All that said, I’m reshaping this blog. If I bother to continue posting at all, I will mostly be sharing the things I’m currently appreciating in my life. I may also write more about writing and movies, if I have anything to say. I feel no real compulsion to do any of that, other than the basic joy of talking about things I love, so it would not surprise me terribly if this is the final new post in a long, long time.
Here are a few things along those lines:
- The Ettes—I “discovered” this awesome punk band through The Best Show on WFMU. I don’t always agree with Tom Scharpling’s musical tastes—he’s much punkier than I am—but The Ettes is the best band I’ve heard in a very long time: great, unique sound; delightfully poppy songs; spectacular lyrics; and Coco Hames’s tough-but-coquettish vocals. Good times!
- Crazy Foreign DVDs—Two of the best films I saw during my brief reign over The Parallax Review were Golden Slumber and Love Streams. The latter, a powerfully upsetting film about addiction, has been out of print in the U.S. for decades, probably the result of a lawsuit disputing who actually owns the rights. The former is a Japanese conspiracy thriller/comedy/romance/drama that, as far as I know, never got theatrical distribution in the U.S. But some dinky importer finally put out a region-1 DVD with English subtitles! And I found a Spanish copy of Love Streams with an English audio track! And I have a shady Philips DVD player that will play any region, PAL or NTSC! Take that, American distributors!
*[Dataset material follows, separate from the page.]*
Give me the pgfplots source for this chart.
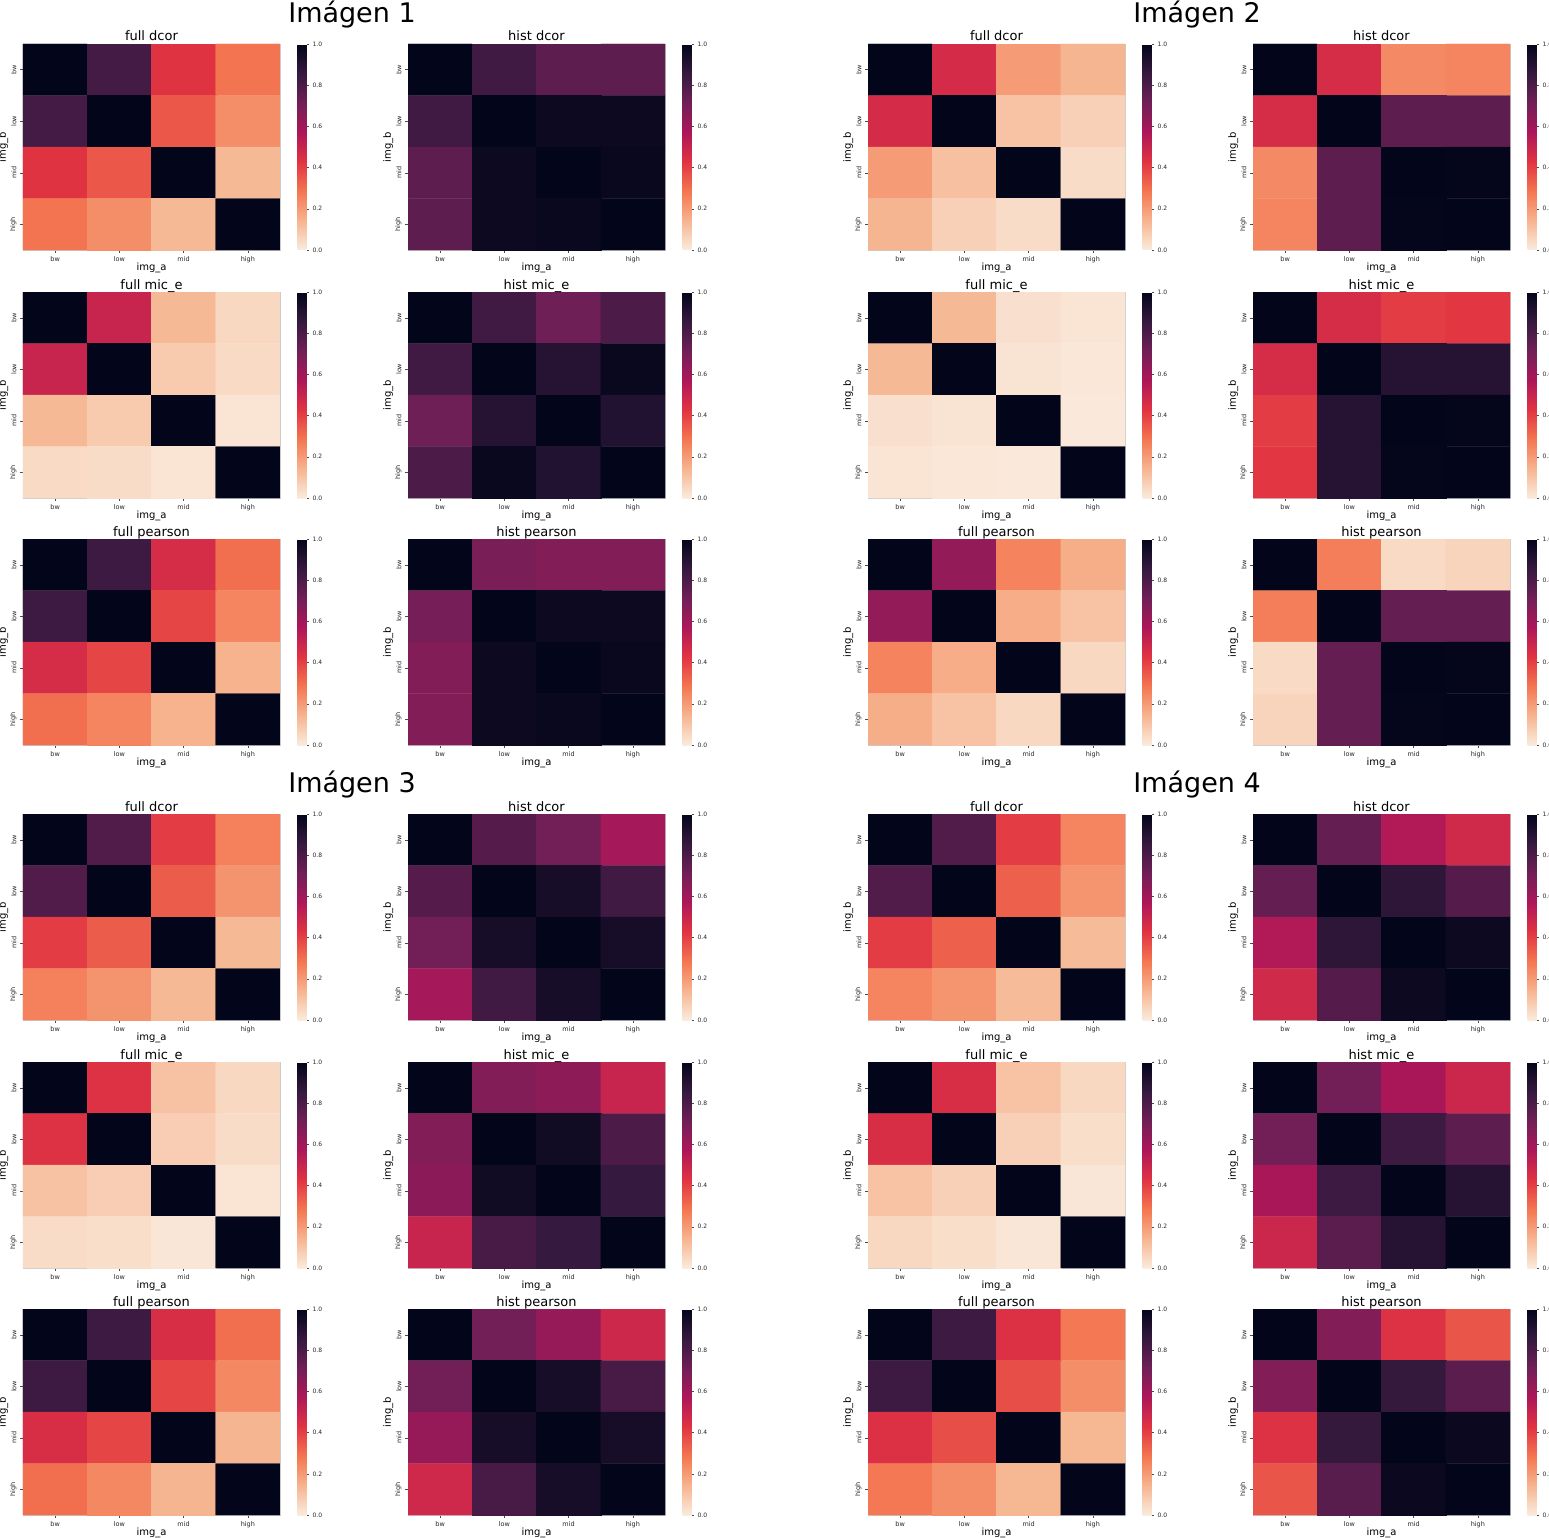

- Cop Land—Mostly known as “that movie where Sylvester Stallone is all quiet and shy and shit,” this film is inexplicably neglected in the list of great crime dramas. In addition to boasting the most recognizable ensemble in the history of time—Stallone leads a cast that includes Robert De Niro, Harvey Keitel, Ray Liotta, Robert Patrick, Anabella Sciorra, John Spencer, Cathy Moriarty, Michael Rapaport, Janeane Garofalo, and my favorite “Hey! It’s That Guy,” Noah Emmerich—it tells a grim, gritty story about a group of dirty NYPD cops who wreak havoc in their small New Jersey town. Exceptionally well-made and surprisingly heartfelt, it kinda ruled.
The director, James Mangold, is probably best known for his worst movie, Walk the Line—yeah, yeah; it’s fine, but it’s a biopic, so it’s inherently flawed—Mangold has had a surprising career owing to his refusal to be pigeonholed. He has directed the following films: Heavy; Cop Land; Girl, Interrupted; Kate and Leopold; Identity; Walk the Line; the 3:10 to Yuma remake; and Knight and Day. And he’s directing the next X-Men movie. Fo’ reals. Based on his films, Mangold might have the same number of personalities as Pruitt Taylor Vince in Identity (spoiler alert!).
- Juliana Hatfield—A perennial favorite, as anyone who has ever seen this blog already knows. I spin There’s Always Another Girl on a daily basis, to say nothing of the other songs popping up when I shuffle. Over the long weekend, it was my great pleasure to spend a delightful half hour talking to her about movies, music, her book, books in general, my failed attempt at homemade s’mores, and other assorted bullshit. It went better than the Skypetastrophe, and that has everything in the world to do with my mental state. Instead of fretting and fearing how she’d react to me, I was just myself. And guess what? We’re kinda simpatico, which kinda makes sense considering how her music affects me. We’re not hair-braiding BFFs, but trust me, we will be. High five if you’re reading this, Juliana. I’ll bring the ponytail holders!
I’ve gone back and published all the old stuff, instead of meting it all out on a weekly basis. The original publishing dates are restored, and that’s about that.